Z. Zeitschrift Marxistische Erneuerung
<<Zurück
 
 

Heft 22, Juni 1995, 06. Jhrg

Editorial

Das vorliegende Heft hat den Schwerpunkt "Orientierungen historisch-materialistischer Theorie - Zum 100. Todestag von Friedrich Engels". Engels Todestag fällt auf den 5. August 1995. Davor allerdings war eines weiteren Datums zu gedenken, des 8. Mai, des 50. Jahrestags der Befreiung vom Faschismus. Wir haben aus diesem Anlaß einen recht ungewöhnlichen, vor zehn Jahren erschienenen und, wie wir meinen, höchst aktuellen und originellen Kommentar des 1986 verstorbenen Reinhard Opitz ausgewählt

Am 8. Mai 1985 hielt Reinhard Opitz anläßlich des 40. Jahrestages der Befreiung vom Faschismus an der TH Aachen einen Vortrag, der damals nur an wenig zugänglicher Stelle veröffentlicht wurde.
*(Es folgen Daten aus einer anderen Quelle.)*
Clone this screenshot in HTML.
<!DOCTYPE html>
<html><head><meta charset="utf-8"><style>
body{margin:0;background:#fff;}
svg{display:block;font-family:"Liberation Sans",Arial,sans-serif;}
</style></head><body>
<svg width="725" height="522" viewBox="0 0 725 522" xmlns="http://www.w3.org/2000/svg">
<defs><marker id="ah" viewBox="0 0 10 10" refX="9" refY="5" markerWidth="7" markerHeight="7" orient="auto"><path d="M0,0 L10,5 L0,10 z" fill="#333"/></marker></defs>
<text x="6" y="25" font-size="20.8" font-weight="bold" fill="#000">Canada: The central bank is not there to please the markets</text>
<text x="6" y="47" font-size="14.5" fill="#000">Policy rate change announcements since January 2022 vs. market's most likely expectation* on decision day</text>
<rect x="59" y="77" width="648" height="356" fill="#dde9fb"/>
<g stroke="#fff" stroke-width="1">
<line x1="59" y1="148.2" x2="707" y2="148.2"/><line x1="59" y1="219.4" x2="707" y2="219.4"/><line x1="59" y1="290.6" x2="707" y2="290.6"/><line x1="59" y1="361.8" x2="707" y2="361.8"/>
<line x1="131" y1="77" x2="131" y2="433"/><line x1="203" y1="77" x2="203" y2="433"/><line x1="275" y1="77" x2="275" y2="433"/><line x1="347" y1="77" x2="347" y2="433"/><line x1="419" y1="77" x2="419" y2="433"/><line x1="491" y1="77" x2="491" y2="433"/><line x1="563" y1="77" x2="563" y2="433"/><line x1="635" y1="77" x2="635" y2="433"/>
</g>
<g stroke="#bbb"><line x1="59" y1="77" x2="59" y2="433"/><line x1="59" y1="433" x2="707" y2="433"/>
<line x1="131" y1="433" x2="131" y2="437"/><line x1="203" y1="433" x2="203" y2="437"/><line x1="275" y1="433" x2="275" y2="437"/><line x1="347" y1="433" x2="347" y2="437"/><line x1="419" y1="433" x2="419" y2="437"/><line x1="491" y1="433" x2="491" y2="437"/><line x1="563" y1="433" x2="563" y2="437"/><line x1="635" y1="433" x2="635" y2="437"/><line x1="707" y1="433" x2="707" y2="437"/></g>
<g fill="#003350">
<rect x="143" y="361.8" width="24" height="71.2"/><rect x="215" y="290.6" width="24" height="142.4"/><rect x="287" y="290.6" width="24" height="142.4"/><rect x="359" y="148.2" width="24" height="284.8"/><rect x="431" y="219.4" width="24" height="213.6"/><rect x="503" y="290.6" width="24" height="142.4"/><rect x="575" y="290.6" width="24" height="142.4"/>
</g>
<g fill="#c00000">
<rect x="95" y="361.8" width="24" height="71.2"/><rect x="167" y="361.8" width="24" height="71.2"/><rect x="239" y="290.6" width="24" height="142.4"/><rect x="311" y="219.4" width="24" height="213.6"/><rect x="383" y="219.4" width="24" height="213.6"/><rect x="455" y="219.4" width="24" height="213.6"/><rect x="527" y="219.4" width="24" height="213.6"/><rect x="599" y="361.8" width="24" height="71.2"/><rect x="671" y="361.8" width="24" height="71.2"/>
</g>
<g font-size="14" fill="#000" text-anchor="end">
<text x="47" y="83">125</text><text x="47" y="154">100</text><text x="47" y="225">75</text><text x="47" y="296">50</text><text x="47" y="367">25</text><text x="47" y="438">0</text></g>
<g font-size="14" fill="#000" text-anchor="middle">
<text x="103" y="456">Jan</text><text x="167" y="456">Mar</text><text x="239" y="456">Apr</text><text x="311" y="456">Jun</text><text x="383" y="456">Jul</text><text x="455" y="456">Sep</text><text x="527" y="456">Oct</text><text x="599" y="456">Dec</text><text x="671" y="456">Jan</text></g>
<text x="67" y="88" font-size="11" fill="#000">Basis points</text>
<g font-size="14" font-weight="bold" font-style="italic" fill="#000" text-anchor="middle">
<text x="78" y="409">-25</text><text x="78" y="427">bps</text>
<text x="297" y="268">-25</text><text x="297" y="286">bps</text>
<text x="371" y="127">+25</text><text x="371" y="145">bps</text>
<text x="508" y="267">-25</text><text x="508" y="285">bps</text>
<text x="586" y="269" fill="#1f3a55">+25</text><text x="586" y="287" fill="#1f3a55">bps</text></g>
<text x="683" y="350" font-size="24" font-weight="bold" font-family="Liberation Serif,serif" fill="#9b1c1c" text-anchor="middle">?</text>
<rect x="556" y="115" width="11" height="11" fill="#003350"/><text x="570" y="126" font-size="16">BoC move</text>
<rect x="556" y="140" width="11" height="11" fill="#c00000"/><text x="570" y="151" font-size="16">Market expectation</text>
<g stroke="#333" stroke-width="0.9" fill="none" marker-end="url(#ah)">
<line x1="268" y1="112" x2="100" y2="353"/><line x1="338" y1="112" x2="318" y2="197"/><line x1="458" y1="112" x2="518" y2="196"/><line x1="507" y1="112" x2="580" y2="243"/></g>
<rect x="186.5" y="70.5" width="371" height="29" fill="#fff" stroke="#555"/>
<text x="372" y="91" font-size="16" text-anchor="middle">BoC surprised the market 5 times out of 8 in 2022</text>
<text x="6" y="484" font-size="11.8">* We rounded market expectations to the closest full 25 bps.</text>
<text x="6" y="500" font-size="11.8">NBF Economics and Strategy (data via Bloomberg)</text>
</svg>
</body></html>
Wir haben aus ihm einige Passagen ausgewählt, die sich mit der "Bitburg-Affäre" jenes Jahres auseinandersetzen und in denen die erst in Ansätzen erkennbaren politischideologischen Grundmuster kritisiert werden, die die Diskussionen des Frühjahrs 1995 geprägt haben. Natürlich konnte auch Opitz noch nichts ahnen von den welthistorischen Umbrüchen, die sich seitdem vollzogen haben. Das tut aber der Weitsicht seines Beitrags und seinem Gespür für erst in der Herausbildung begriffene politische Akzentverschiebungen keinen Abbruch. Die Redaktion ist zuversichtlich, daß auch die Leserinnen und Leser Opitz' Kommentar als einen anregenden Beitrag zum 50. Jahrestag der Befreiung betrachten werden.
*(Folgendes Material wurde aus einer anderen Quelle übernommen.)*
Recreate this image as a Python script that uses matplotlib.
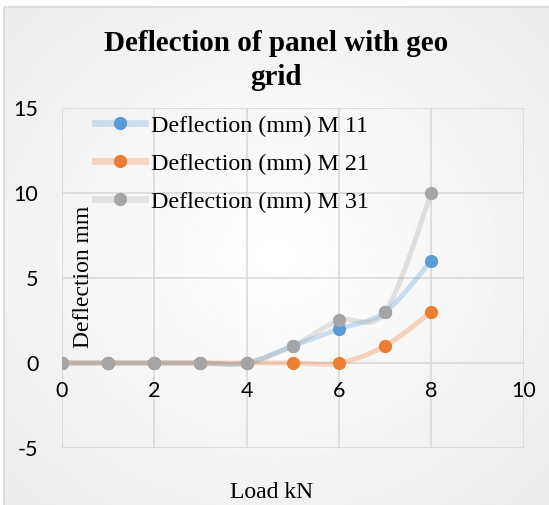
import numpy as np
import matplotlib
matplotlib.use("Agg")
import matplotlib.pyplot as plt
from matplotlib.path import Path
from matplotlib.patches import PathPatch, Rectangle
from matplotlib.lines import Line2D

# Data
load_kn = [0, 1, 2, 3, 4, 5, 6, 7, 8]
m11 = [0, 0, 0, 0, 0, 1, 2, 3, 6]
m21 = [0, 0, 0, 0, 0, 0, 0, 1, 3]
m31 = [0, 0, 0, 0, 0, 1, 2.5, 3, 10]
series_names = ["Deflection (mm) M 11", "Deflection (mm) M 21", "Deflection (mm) M 31"]
series_colors = ["#5b9bd5", "#ed7d31", "#a5a5a5"]
x_ticks = [0, 2, 4, 6, 8, 10]
y_ticks = [-5, 0, 5, 10, 15]

SERIF = "Liberation Serif"
SANS = "Lato"
plt.rcParams["axes.unicode_minus"] = False


# Excel style smoothed line as a bezier path through the points
def smooth_path(xs, ys):
    pts = np.column_stack([xs, ys]).astype(float)
    n = len(pts)
    verts = [pts[0]]
    codes = [Path.MOVETO]
    for i in range(n - 1):
        p0 = pts[max(i - 1, 0)]
        p1 = pts[i]
        p2 = pts[i + 1]
        p3 = pts[min(i + 2, n - 1)]
        c1 = p1 + (p2 - p0) / 6.0
        c2 = p2 - (p3 - p1) / 6.0
        verts += [c1, c2, p2]
        codes += [Path.CURVE4] * 3
    return Path(verts, codes)


fig = plt.figure(figsize=(5.49, 5.05), dpi=100)
fig.patch.set_facecolor("white")

# Chart area background: soft radial gradient with a thin border
bg = fig.add_axes([0, 0, 1, 1], zorder=-10)
bg.set_xlim(0, 549)
bg.set_ylim(505, 0)
bg.axis("off")
gx, gy = np.meshgrid(np.linspace(-1, 1, 300), np.linspace(-1, 1, 300))
r = np.clip(np.sqrt(gx ** 2 + gy ** 2) / 1.41, 0, 1)
shade = 1.0 - 0.075 * r
bg.imshow(shade, cmap="gray", vmin=0, vmax=1, extent=[4, 549, 505, 7], aspect="auto")
bg.add_patch(Rectangle((4, 7), 560, 510, fill=False, edgecolor="#d9d9d9", lw=1.2))

ax = fig.add_axes([0.1129, 0.1129, 0.8407, 0.6733])
ax.set_facecolor("none")
ax.set_xlim(0, 10)
ax.set_ylim(-5, 15)
ax.set_xticks(x_ticks)
ax.set_yticks(y_ticks)
ax.grid(True, color="#d9d9d9", lw=1.2)
ax.set_axisbelow(True)
for s in ax.spines.values():
    s.set_visible(False)
ax.spines["bottom"].set_position(("data", 0))
ax.tick_params(axis="both", length=0, labelsize=15.5, colors="black")
ax.tick_params(axis="x", pad=13)
ax.tick_params(axis="y", pad=17)
for lab in ax.get_xticklabels() + ax.get_yticklabels():
    lab.set_fontfamily(SANS)

for ys, col in zip([m11, m21, m31], series_colors):
    patch = PathPatch(smooth_path(load_kn, ys), facecolor="none", edgecolor=col,
                      lw=3.6, alpha=0.3, capstyle="round", joinstyle="round")
    ax.add_patch(patch)
    ax.plot(load_kn, ys, ls="", marker="o", ms=8.5, color=col, mec=col)

# legend lines are drawn pale, markers solid
leg_handles = []
for col in series_colors:
    leg_handles.append((Line2D([], [], color=col, lw=5, alpha=0.25),
                        Line2D([], [], color=col, lw=0, marker="o", ms=8.5)))
leg = ax.legend(leg_handles, series_names, loc="upper left",
                bbox_to_anchor=(0.0715, 0.98), frameon=False, borderpad=0,
                borderaxespad=0, handlelength=2.1, handletextpad=0.25,
                labelspacing=0.68, prop={"family": SERIF, "size": 17.3})

fig.text(0.503, 0.880, "Deflection of panel with geo\ngrid", ha="center", va="center",
         family=SERIF, weight="bold", fontsize=21, linespacing=1.3)
fig.text(0.153, 0.4515, "Deflection mm", rotation=90, ha="center", va="center",
         family=SERIF, fontsize=17)
fig.text(0.494, 0.0257, "Load kN", ha="center", va="center", family=SERIF, fontsize=17)

fig.savefig("out.png", dpi=100)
Nun zum Schwerpunkt des Hefts 22. Mit der historisch-materialistischen Theorie ist es heute, am Ende des zweiten Jahrtausends unserer Zeitrechnung, nicht zum Besten bestellt. Zum einen sind die herrschenden Wirtschafts- und Sozialwissenschaften, von denen Materialisten gleichwohl viel lernen können, weit davon entfernt, einer Weltsicht zuzuarbeiten, für die die gesellschaftliche Wirklichkeit im tagtäglichen Lebens- und Überlebenskampf von Menschen auf der Erde gründet. Zum anderen hat der Untergang sozialistischer Gesellschaften und Konzeptionen Ende der achtziger Jahre eine historisch-materialistische Wissenschaft getroffen, die zuvor bereits vielfach in Leerformeln erstarrt war und sich den Grundübeln unserer Zeit, der massenhaften Armut, Gewalt und Zerstörung von Leben und Naturreichtümern, oft nur noch auf Umwegen zu nähern vermochte.
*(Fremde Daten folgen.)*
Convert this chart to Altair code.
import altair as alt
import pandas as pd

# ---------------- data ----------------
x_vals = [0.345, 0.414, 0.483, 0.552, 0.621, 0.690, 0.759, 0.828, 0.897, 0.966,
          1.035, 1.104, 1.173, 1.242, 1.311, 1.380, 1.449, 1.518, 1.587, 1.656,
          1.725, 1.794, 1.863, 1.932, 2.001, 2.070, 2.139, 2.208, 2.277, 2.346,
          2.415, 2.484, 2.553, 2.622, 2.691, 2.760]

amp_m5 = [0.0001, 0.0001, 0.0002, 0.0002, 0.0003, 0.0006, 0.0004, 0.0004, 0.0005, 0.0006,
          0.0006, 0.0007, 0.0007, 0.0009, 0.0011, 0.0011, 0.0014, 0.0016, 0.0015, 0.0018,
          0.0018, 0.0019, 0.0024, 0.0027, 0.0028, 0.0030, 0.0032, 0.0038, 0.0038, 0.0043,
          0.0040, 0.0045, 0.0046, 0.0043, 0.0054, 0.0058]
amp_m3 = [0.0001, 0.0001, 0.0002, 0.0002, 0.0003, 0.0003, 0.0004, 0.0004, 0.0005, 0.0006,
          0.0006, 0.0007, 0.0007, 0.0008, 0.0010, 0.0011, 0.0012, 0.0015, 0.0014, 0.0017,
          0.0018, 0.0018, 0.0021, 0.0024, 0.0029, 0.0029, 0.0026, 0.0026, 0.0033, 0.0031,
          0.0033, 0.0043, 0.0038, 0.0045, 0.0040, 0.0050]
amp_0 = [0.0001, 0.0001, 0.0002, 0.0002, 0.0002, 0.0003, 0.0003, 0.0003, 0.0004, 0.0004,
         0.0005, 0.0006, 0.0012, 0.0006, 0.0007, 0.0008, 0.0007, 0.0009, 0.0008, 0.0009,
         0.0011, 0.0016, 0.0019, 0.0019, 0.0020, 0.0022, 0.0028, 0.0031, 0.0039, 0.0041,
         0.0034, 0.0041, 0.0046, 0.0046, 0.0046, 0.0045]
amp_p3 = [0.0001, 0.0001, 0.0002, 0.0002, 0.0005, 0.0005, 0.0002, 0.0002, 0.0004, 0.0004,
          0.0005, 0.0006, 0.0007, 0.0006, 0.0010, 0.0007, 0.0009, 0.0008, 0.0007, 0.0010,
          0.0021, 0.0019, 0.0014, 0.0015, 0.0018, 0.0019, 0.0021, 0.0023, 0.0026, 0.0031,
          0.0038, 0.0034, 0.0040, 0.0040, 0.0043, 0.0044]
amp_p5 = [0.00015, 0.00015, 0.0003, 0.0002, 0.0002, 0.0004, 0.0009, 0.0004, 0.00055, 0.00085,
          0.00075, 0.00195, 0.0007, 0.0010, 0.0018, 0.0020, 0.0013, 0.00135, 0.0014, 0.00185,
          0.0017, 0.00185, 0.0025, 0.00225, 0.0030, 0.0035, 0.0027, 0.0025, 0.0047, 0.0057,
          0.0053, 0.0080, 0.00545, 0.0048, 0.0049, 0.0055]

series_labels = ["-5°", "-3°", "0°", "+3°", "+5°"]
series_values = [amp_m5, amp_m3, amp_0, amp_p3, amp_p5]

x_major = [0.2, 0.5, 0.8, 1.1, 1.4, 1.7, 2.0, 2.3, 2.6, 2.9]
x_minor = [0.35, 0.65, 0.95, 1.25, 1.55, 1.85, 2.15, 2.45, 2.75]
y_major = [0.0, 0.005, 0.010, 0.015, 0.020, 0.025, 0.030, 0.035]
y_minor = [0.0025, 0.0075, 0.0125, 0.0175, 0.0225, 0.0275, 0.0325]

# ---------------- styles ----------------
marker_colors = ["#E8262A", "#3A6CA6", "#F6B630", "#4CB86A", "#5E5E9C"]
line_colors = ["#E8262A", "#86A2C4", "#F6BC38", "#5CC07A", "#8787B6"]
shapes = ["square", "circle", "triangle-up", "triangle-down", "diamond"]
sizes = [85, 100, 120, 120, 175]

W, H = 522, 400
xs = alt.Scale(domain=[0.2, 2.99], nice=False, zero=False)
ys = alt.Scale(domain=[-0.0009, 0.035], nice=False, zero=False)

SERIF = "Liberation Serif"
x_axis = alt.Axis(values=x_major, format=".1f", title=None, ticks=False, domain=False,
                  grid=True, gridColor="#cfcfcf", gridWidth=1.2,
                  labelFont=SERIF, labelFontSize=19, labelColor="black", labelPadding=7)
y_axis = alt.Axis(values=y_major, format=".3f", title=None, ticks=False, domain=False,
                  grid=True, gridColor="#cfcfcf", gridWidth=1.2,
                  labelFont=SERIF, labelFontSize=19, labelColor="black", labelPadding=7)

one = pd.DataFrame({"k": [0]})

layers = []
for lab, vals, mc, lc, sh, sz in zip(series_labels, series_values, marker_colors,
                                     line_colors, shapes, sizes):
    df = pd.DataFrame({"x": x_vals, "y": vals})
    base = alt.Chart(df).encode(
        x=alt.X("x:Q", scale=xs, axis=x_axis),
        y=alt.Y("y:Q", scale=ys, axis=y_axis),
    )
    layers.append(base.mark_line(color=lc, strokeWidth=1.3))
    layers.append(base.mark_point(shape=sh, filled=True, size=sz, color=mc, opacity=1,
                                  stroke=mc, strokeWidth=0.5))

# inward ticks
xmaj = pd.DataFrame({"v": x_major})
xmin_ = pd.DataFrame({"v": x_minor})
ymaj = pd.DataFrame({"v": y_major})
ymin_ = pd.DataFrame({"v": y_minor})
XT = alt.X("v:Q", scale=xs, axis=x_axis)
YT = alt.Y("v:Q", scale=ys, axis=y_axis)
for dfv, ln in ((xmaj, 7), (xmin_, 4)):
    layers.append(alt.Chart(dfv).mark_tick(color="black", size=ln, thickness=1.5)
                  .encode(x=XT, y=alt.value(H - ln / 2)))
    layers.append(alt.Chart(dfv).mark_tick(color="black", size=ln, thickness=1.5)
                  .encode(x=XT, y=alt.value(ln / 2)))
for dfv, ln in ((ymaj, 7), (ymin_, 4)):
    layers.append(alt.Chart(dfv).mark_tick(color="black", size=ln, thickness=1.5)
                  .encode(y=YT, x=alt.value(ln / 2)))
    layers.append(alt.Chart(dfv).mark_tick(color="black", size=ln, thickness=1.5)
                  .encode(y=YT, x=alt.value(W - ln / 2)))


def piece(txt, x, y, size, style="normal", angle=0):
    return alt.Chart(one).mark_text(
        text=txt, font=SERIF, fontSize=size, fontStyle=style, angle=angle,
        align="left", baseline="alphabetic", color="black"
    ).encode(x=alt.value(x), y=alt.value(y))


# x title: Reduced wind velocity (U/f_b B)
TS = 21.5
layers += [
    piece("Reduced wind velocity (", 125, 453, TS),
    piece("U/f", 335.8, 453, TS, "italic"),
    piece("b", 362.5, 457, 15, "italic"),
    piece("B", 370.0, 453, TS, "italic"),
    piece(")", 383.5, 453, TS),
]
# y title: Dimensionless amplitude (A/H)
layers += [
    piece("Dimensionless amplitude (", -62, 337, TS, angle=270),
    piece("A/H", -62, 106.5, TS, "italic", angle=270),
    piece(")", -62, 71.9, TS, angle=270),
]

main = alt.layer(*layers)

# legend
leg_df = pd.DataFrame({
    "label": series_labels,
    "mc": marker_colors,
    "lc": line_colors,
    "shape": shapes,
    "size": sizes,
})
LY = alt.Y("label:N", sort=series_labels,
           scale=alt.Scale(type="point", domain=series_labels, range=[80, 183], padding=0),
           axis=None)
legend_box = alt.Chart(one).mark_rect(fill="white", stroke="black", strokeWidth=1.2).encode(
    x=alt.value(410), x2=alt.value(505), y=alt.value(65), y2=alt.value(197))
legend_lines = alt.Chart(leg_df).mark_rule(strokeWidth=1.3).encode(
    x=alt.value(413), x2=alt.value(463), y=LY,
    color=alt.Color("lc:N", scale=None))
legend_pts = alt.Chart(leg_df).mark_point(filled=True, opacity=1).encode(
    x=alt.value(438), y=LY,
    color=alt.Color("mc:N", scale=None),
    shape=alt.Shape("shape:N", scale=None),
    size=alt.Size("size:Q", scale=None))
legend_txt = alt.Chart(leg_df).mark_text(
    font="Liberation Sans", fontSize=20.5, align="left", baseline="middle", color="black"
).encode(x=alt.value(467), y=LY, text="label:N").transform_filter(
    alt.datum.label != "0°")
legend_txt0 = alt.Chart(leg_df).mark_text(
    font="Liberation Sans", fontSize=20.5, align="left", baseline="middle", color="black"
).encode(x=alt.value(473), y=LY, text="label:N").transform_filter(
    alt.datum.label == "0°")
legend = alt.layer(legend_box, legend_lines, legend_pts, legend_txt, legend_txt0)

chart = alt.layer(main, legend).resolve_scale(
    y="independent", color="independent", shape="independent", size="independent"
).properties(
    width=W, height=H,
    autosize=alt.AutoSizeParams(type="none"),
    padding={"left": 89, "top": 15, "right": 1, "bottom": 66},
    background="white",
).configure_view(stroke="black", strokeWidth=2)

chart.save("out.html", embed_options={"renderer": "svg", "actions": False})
Diese Momente muß selbstkritisch berücksichtigen, wer materialistische Theorie wissenschaftlich fortsetzen will. Denn der historisch-materialistische Denkansatz trifft auf zentrale Probleme der kapitalistisch dominierten Weltgesellschaft von heute, die gerade er artikulieren kann, wenn er will. Daß die Menschen gesellschaftliche Anstrengungen unternehmen, um der Naturumwelt ihren Lebensunterhalt abzugewinnen, und dieses eine Grundlage menschlicher Existenz ist; daß der Kern der ökonomischen Formen dieser Anstrengungen letztlich deren Nutzwirkungen sein sollten, die zum Arbeitsaufwand in ein vernünftiges Verhältnis gebracht werden müssen; daß die Beziehungen der Menschen zur Natur überanstrengt werden, wenn diese sich einbilden, die Natur beherrschen zu können, und daß die Auswirkungen ihres Tuns dann auf sie zurückschlagen werden; daß über die Formen der gesellschaftlichen Arbeit hinaus, die sich vielfältig entwickeln, sich andere Formen gesellschaftlichen Zusammenwirkens wie Staat und Familie herausgebildet haben und wirksam sind; daß aber die Entwicklung des Gemeinwesens dahin gebracht werden kann, daß frau/man auf solche herrschaftlichen Gesellschaftsformen verzichten kann: Alles dies sind Annahmen und Einsichten, die - zusammenhängend und zuende gedacht - Durchblicke zu einer vernünftigeren Verfassung der Wirklichkeit eröffnen könnten, die in verändernde Tätigkeiten umzusetzen sind. Dies gilt für eine historisch und materialistisch verfahrende Wissenschaft zumindest eher und mehr als für ein philosophisches und wissenschaftliches Gedankengut, das sich auf die Sammlung und Sichtung von geistigen Erbstücken unseres Erdteils beschränkt. Historisch-materialistische Theorie, das ist die erste These unseres Editorials, kann daher heute wie früher intelligente Orientierungen in einer als unübersichtlich geltenden Welt ermöglichen - falls sie sich mit dieser Welt befaßt.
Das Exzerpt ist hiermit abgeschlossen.